» Exercise objective
Word for word, give the material below again, minus any images.

» Data block
*****

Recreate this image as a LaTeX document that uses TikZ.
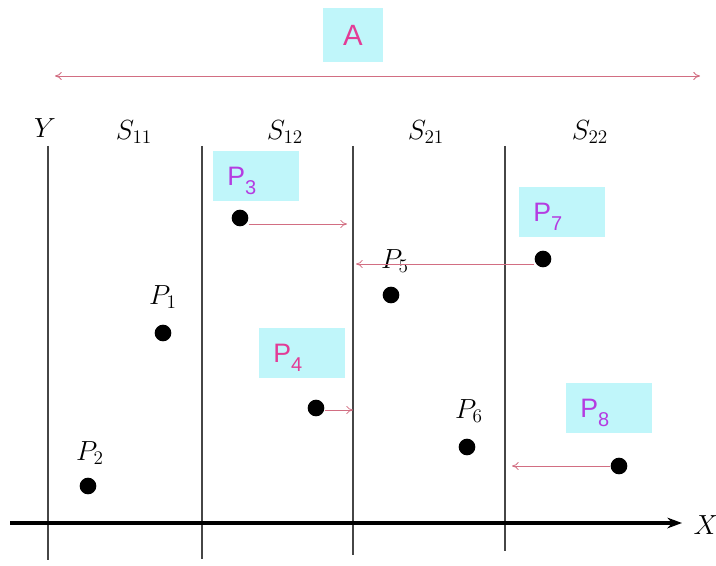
\documentclass[tikz,border=0pt]{standalone}
\usepackage{fontspec}
\newfontfamily\labfont{Liberation Sans}
\usetikzlibrary{arrows.meta}
\definecolor{arrowred}{RGB}{210,110,130}
\definecolor{boxcyan}{RGB}{192,246,250}
\definecolor{labpink}{RGB}{226,60,150}
\definecolor{labpurple}{RGB}{180,60,225}
\definecolor{wallgray}{RGB}{70,70,70}
\newcommand\psub[1]{\raisebox{-7pt}[0pt][0pt]{P\raisebox{-7pt}{\fontsize{15}{15}\selectfont #1}}}
\begin{document}
\begin{tikzpicture}[x=0.75pt,y=0.75pt,yscale=-1,xscale=1,
    dot/.style={circle,fill=black,inner sep=0pt,minimum size=12.5pt},
    tag/.style={fill=boxcyan,inner xsep=10.5pt,inner ysep=0pt,text width=43pt,align=left,minimum height=37pt,font=\labfont\fontsize{20}{22}\selectfont},
    mv/.style={draw=arrowred,line width=0.6pt,-{To[length=5pt,width=6pt]}},
    wall/.style={draw=wallgray,line width=1.2pt},
    mlab/.style={inner sep=0.75pt,font=\fontsize{20}{22}\selectfont}]
    \useasboundingbox (0,0) rectangle (716,566);
    % range of the whole domain
    \node[fill=boxcyan,minimum width=45pt,minimum height=40pt,inner sep=0pt,text=labpink,font=\labfont\fontsize{22}{24}\selectfont] (A) at (353,35) {A};
    \coordinate (Al) at (55,76);
    \coordinate (Ar) at (700,76);
    \draw[draw=arrowred,line width=0.7pt,{To[length=5pt,width=6pt]}-{To[length=5pt,width=6pt]}] (Al) -- (Ar);
    % walls between the sub-domains
    \foreach \n/\xw/\yb in {1/48/560,2/202/559,3/353/555,4/505/551}
        \coordinate (top\n) at (\xw,146) coordinate (bot\n) at (\xw,\yb);
    \foreach \n in {1,...,4}
        \draw[wall] (top\n) -- (bot\n);
    % x axis
    \coordinate (xl) at (10,523);
    \coordinate (xr) at (682,523);
    \draw[line width=3pt,-{Stealth[length=11pt,width=8pt]}] (xl) -- (xr);
    \node[mlab] (X) at (706,525) {$X$};
    \node[mlab] (Y) at (45,128) {$Y$};
    \node[mlab] (S11) at (134,132) {$S_{11}$};
    \node[mlab] (S12) at (285,132) {$S_{12}$};
    \node[mlab] (S21) at (426,132) {$S_{21}$};
    \node[mlab] (S22) at (590,132) {$S_{22}$};
    % particles
    \node[dot] (d1) at (163,333) {};
    \node[dot] (d2) at (88,486) {};
    \node[dot] (d3) at (240,218) {};
    \node[dot] (d4) at (316,408) {};
    \node[dot] (d5) at (391,295) {};
    \node[dot] (d6) at (467,447) {};
    \node[dot] (d7) at (543,259) {};
    \node[dot] (d8) at (619,466) {};
    \node[mlab] (l1) at (163,297) {$P_1$};
    \node[mlab] (l2) at (90,453) {$P_2$};
    \node[mlab] (l5) at (395,261) {$P_5$};
    \node[mlab] (l6) at (469,411) {$P_6$};
    \node[tag,text=labpurple] (t3) at (256,176) {\psub{3}};
    \node[tag,text=labpink] (t4) at (302,353) {\psub{4}};
    \node[tag,text=labpurple] (t7) at (562,212) {\psub{7}};
    \node[tag,text=labpurple] (t8) at (609,408) {\psub{8}};
    % moves across the walls
    \coordinate (e3) at (347,224);
    \coordinate (e4) at (353,410);
    \coordinate (e7) at (356,264);
    \coordinate (e8) at (512,466);
    \draw[mv] (e3 -| d3.east) -- (e3);
    \draw[mv] (e4 -| d4.east) -- (e4);
    \draw[mv] (e7 -| d7.west) -- (e7);
    \draw[mv] (e8 -| d8.west) -- (e8);
\end{tikzpicture}
\end{document}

*****

» Task solution
Recreate this image as a LaTeX document that uses TikZ.
\documentclass[tikz,border=0pt]{standalone}
\usepackage{fontspec}
\newfontfamily\labfont{Liberation Sans}
\usetikzlibrary{arrows.meta}
\definecolor{arrowred}{RGB}{210,110,130}
\definecolor{boxcyan}{RGB}{192,246,250}
\definecolor{labpink}{RGB}{226,60,150}
\definecolor{labpurple}{RGB}{180,60,225}
\definecolor{wallgray}{RGB}{70,70,70}
\newcommand\psub[1]{\raisebox{-7pt}[0pt][0pt]{P\raisebox{-7pt}{\fontsize{15}{15}\selectfont #1}}}
\begin{document}
\begin{tikzpicture}[x=0.75pt,y=0.75pt,yscale=-1,xscale=1,
    dot/.style={circle,fill=black,inner sep=0pt,minimum size=12.5pt},
    tag/.style={fill=boxcyan,inner xsep=10.5pt,inner ysep=0pt,text width=43pt,align=left,minimum height=37pt,font=\labfont\fontsize{20}{22}\selectfont},
    mv/.style={draw=arrowred,line width=0.6pt,-{To[length=5pt,width=6pt]}},
    wall/.style={draw=wallgray,line width=1.2pt},
    mlab/.style={inner sep=0.75pt,font=\fontsize{20}{22}\selectfont}]
    \useasboundingbox (0,0) rectangle (716,566);
    % range of the whole domain
    \node[fill=boxcyan,minimum width=45pt,minimum height=40pt,inner sep=0pt,text=labpink,font=\labfont\fontsize{22}{24}\selectfont] (A) at (353,35) {A};
    \coordinate (Al) at (55,76);
    \coordinate (Ar) at (700,76);
    \draw[draw=arrowred,line width=0.7pt,{To[length=5pt,width=6pt]}-{To[length=5pt,width=6pt]}] (Al) -- (Ar);
    % walls between the sub-domains
    \foreach \n/\xw/\yb in {1/48/560,2/202/559,3/353/555,4/505/551}
        \coordinate (top\n) at (\xw,146) coordinate (bot\n) at (\xw,\yb);
    \foreach \n in {1,...,4}
        \draw[wall] (top\n) -- (bot\n);
    % x axis
    \coordinate (xl) at (10,523);
    \coordinate (xr) at (682,523);
    \draw[line width=3pt,-{Stealth[length=11pt,width=8pt]}] (xl) -- (xr);
    \node[mlab] (X) at (706,525) {$X$};
    \node[mlab] (Y) at (45,128) {$Y$};
    \node[mlab] (S11) at (134,132) {$S_{11}$};
    \node[mlab] (S12) at (285,132) {$S_{12}$};
    \node[mlab] (S21) at (426,132) {$S_{21}$};
    \node[mlab] (S22) at (590,132) {$S_{22}$};
    % particles
    \node[dot] (d1) at (163,333) {};
    \node[dot] (d2) at (88,486) {};
    \node[dot] (d3) at (240,218) {};
    \node[dot] (d4) at (316,408) {};
    \node[dot] (d5) at (391,295) {};
    \node[dot] (d6) at (467,447) {};
    \node[dot] (d7) at (543,259) {};
    \node[dot] (d8) at (619,466) {};
    \node[mlab] (l1) at (163,297) {$P_1$};
    \node[mlab] (l2) at (90,453) {$P_2$};
    \node[mlab] (l5) at (395,261) {$P_5$};
    \node[mlab] (l6) at (469,411) {$P_6$};
    \node[tag,text=labpurple] (t3) at (256,176) {\psub{3}};
    \node[tag,text=labpink] (t4) at (302,353) {\psub{4}};
    \node[tag,text=labpurple] (t7) at (562,212) {\psub{7}};
    \node[tag,text=labpurple] (t8) at (609,408) {\psub{8}};
    % moves across the walls
    \coordinate (e3) at (347,224);
    \coordinate (e4) at (353,410);
    \coordinate (e7) at (356,264);
    \coordinate (e8) at (512,466);
    \draw[mv] (e3 -| d3.east) -- (e3);
    \draw[mv] (e4 -| d4.east) -- (e4);
    \draw[mv] (e7 -| d7.west) -- (e7);
    \draw[mv] (e8 -| d8.west) -- (e8);
\end{tikzpicture}
\end{document}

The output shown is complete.